The Smithsonian Libraries and Archives’ Art and Artist Files collection is a dynamic and valuable resource for art historical research. In total, the Smithsonian has hundreds of thousands of physical files, containing millions of ephemeral items: newspaper clippings, press releases, brochures, invitations, and so much more. The files hold information on artists, art collectives, and galleries, but in formats that would normally have been tossed out, being too small to catalog and shelve in a library in the usual way. Because these special items fall between the cracks of typical library and research organizational practices, libraries that collect these materials are coming up with innovative ways to make their contents discoverable to a wider world.
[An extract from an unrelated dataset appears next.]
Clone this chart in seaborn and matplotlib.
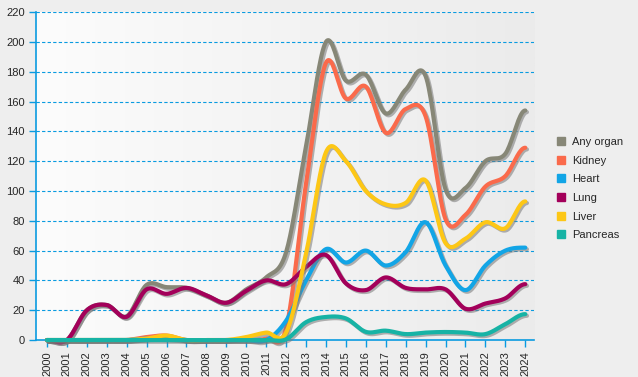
import numpy as np
import pandas as pd
import seaborn as sns
import matplotlib.pyplot as plt
import matplotlib.patheffects as pe
from matplotlib.lines import Line2D

# === data ===
years = list(range(2000, 2025))
any_organ = [0, 0, 20, 23.5, 16, 37, 35.5, 35, 30, 25, 34, 42, 59, 130, 200, 174, 178, 152, 168, 177, 101, 102, 120, 125, 154]
kidney = [0, 0, 0, 0, 0, 2, 3, 0, 0, 0, 0, 1, 8, 105, 186, 162, 170, 139, 155, 150, 81, 84, 103, 110, 129]
heart = [0, 0, 0, 0, 0, 1, 1, 0, 0, 0, 0, 0, 13, 40, 61, 52, 60, 50, 59, 79, 50, 33.5, 50, 60, 62]
lung = [0, 0, 20, 23.5, 15.6, 34, 31, 35, 30, 25, 33, 40, 37.5, 49, 57, 38, 33.5, 42, 35, 34, 34, 21, 24.5, 28, 37.5]
liver = [0, 0, 0, 0, 0, 1, 3, 0, 0, 0, 2, 5, 5, 58, 126, 120, 100, 91, 92, 107, 65, 68, 79, 75, 93]
pancreas = [0, 0, 0, 0, 0, 0, 0, 0, 0, 0, 0, 0, 0.5, 12, 15.5, 14.5, 5.5, 6.3, 4, 5, 5.4, 5, 4, 10.7, 17.4]

series = {
    "Any organ": any_organ,
    "Kidney": kidney,
    "Heart": heart,
    "Lung": lung,
    "Liver": liver,
    "Pancreas": pancreas,
}
colors = {
    "Any organ": "#878777",
    "Kidney": "#fa6a4b",
    "Heart": "#12a5e6",
    "Lung": "#a3005a",
    "Liver": "#fdc716",
    "Pancreas": "#17b3a5",
}
blue = "#0a9be0"


def smooth(x, y, n=20):
    # catmull-rom rendering of the yearly points
    x = np.asarray(x, float)
    y = np.asarray(y, float)
    m = np.zeros_like(y)
    m[1:-1] = (y[2:] - y[:-2]) / 2
    xs, ys = [], []
    for i in range(len(x) - 1):
        t = np.linspace(0, 1, n, endpoint=False)
        h00 = 2 * t**3 - 3 * t**2 + 1
        h10 = t**3 - 2 * t**2 + t
        h01 = -2 * t**3 + 3 * t**2
        h11 = t**3 - t**2
        xs.append(x[i] + t)
        ys.append(h00 * y[i] + h10 * m[i] + h01 * y[i + 1] + h11 * m[i + 1])
    xs.append([x[-1]])
    ys.append([y[-1]])
    return np.concatenate(xs), np.concatenate(ys)


sns.set_style("white")
plt.rcParams["font.family"] = ["Liberation Sans", "DejaVu Sans"]

fig = plt.figure(figsize=(6.38, 3.77), dpi=100, facecolor="#eeeeee")
ax = fig.add_axes([0.0564, 0.098, 0.781, 0.870])

# gradient plot background
grad = np.linspace(0, 1, 256).reshape(1, -1)
ax.imshow(grad, extent=[0, 1, 0, 1], transform=ax.transAxes, aspect="auto",
          cmap=plt.matplotlib.colors.LinearSegmentedColormap.from_list("bg", ["#fcfcfc", "#ebebeb"]),
          zorder=0)

for name, vals in series.items():
    sx, sy = smooth(years, vals)
    df = pd.DataFrame({"year": sx, "value": sy})
    sns.lineplot(data=df, x="year", y="value", color=colors[name], lw=3, sort=False,
                 ax=ax, legend=False, zorder=5, clip_on=False,
                 path_effects=[pe.SimpleLineShadow(offset=(1.2, -1.2), shadow_color="#777777", alpha=0.55),
                               pe.Normal()])

ax.set_xlim(1999.45, 2024.45)
ax.set_ylim(0, 220)
ax.set_xticks(years)
ax.set_xticklabels([str(y) for y in years], rotation=90, fontsize=8)
ax.set_yticks(range(0, 221, 20))
ax.tick_params(axis="y", labelsize=8, length=5, width=1, color=blue, left=True, pad=3)
ax.tick_params(axis="x", length=5, width=1, color=blue, bottom=True, pad=3)
ax.set_xlabel("")
ax.set_ylabel("")

for v in range(20, 221, 20):
    ax.axhline(v, color=blue, lw=0.8, ls=(0, (3, 2)), zorder=1)

for s in ["top", "right"]:
    ax.spines[s].set_visible(False)
for s in ["left", "bottom"]:
    ax.spines[s].set_color(blue)
    ax.spines[s].set_linewidth(1.2)

handles = [Line2D([], [], marker="s", ls="none", markersize=6, color=colors[k]) for k in series]
fig.legend(handles, list(series.keys()), loc="center left", bbox_to_anchor=(0.872, 0.5),
           frameon=False, fontsize=8, handlelength=0.8, handletextpad=0.6,
           labelspacing=0.78, borderpad=0, borderaxespad=0)

fig.savefig("out.png", dpi=100, facecolor=fig.get_facecolor())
Which made them a wonderful collection to experiment with as a part of our Smithsonian Libraries and Archives Wikidata pilot projects!
Using our existing “home grown” database that documents the Smithsonian’s Artist Files from across the libraries, the goal was to incorporate our data into a more collaborative and accessible view of the collections to allow staff and our users to know we had research files on specific artists. In a linked open environment, we were curious if we could not only provide better access to our staff as well as researchers outside of the Smithsonian, but in the future to also track their locations and growth in a more holistic approach. This resulted in WikiProject PCC Wikidata Pilot Artists Files – Wikidata.
From our large dataset of nearly 60,000 artists’ names, our pilot project was derived from two Smithsonian art-related databases: the American Art and Portrait Gallery Library (AAPG)’s Art and Artist Files and the Smithsonian American Art Museum’s artist database. This cross-reference resulted in 3797 artists in our pilot dataset, which was the perfect number for the team to learn to reconcile, edit and add descriptive data to Wikidata itself. With this set of artists’ names, we played with different workflows and tools, and this post gives a sense of the steps in our final pilot project.
Reconciling and Wikidata with Open Refine
Data analysis is essential for ensuring information accuracy and quality, and reconciliation is usually the first vital step in the data analysis process. Our plan was to reconcile our pilot list of artists with Wikidata, to see who already existed! To do this, we used Open Refine, a free, open software that can “clean” messy data and connects your data points to many different sources. Within Open Refine, we searched our artists’ names and life dates to see if they already existed in Wikidata, as well as several other repositories, such as Library of Congress Authority Identifier, Virtual International Authority File, and the Getty’s Union List of Artists. Like all entities in Wikidata, those artists that were already in the system were represented by a unique identifier called a “Q ID” or Q number. You can read more about the structured system of Wikidata on the website Minding your Ps and Qs.
In addition to matching our artists with those in Wikidata, we also created a “wish list” of data points contributed by other institutions that we wanted to extract, properties like an artist’s place of birth or death, or what other museums own their artwork. Open Refine let us export all these data points into a spreadsheet to work on our later steps.
Data prep for NEW Artist Name Wikidata Creation
Our reconciling process matched a larger number of our artists to Wikidata, but many were not found in our initial search. What to do about those artists?
Several discussions helped finalize a list of core criteria properties we felt should be in all new Wikidata entries for artists in our Wikidata project, and how they’d best fit into its existing structured system of properties. When we found that we had a need that was not yet represented in Wikidata, we worked with the wiki community to create one that could be used by any institution with similar resources: a new property to note an artist has an artist file about them at a particular library. And as we created new Q numbers for artists, to better track our pilot progress we included a special identifier to show these names were on our pilot project focus list.
After a painstaking research process to confirm data points, these were then uploaded via Open Refine into Wikidata, creating brand new Q numbers for our artists, and helping build out the linked open world of art research information.
Adding our Core Properties into existing Wikidata entries via QUICKSTATEMENTS
Because we were able to match our artists’ names to many already in Wikidata, we had a much smaller batch to create from scratch. However, that also meant only the newly-minted artist Q numbers had those core properties that our team wanted to include. To fill in the rest, we used an easy, free tool called QuickStatements that allows anyone to bulk-upload new statements to Wikidata items.
After learning and experimenting, and a lot of work, the team’s combined efforts successfully connected all 3797 artists’ names in the pilot to Wikidata! We created a workflow that could be used in the future, and all gained skills and a better sense of just how linked open data can be harnessed to open up our research resources. We hope this experience will benefit the Smithsonian Libraries and Archives in the larger project to enact our own Wikibase, a collaborative knowledge base to manage all of our own Smithsonian Ps and Qs.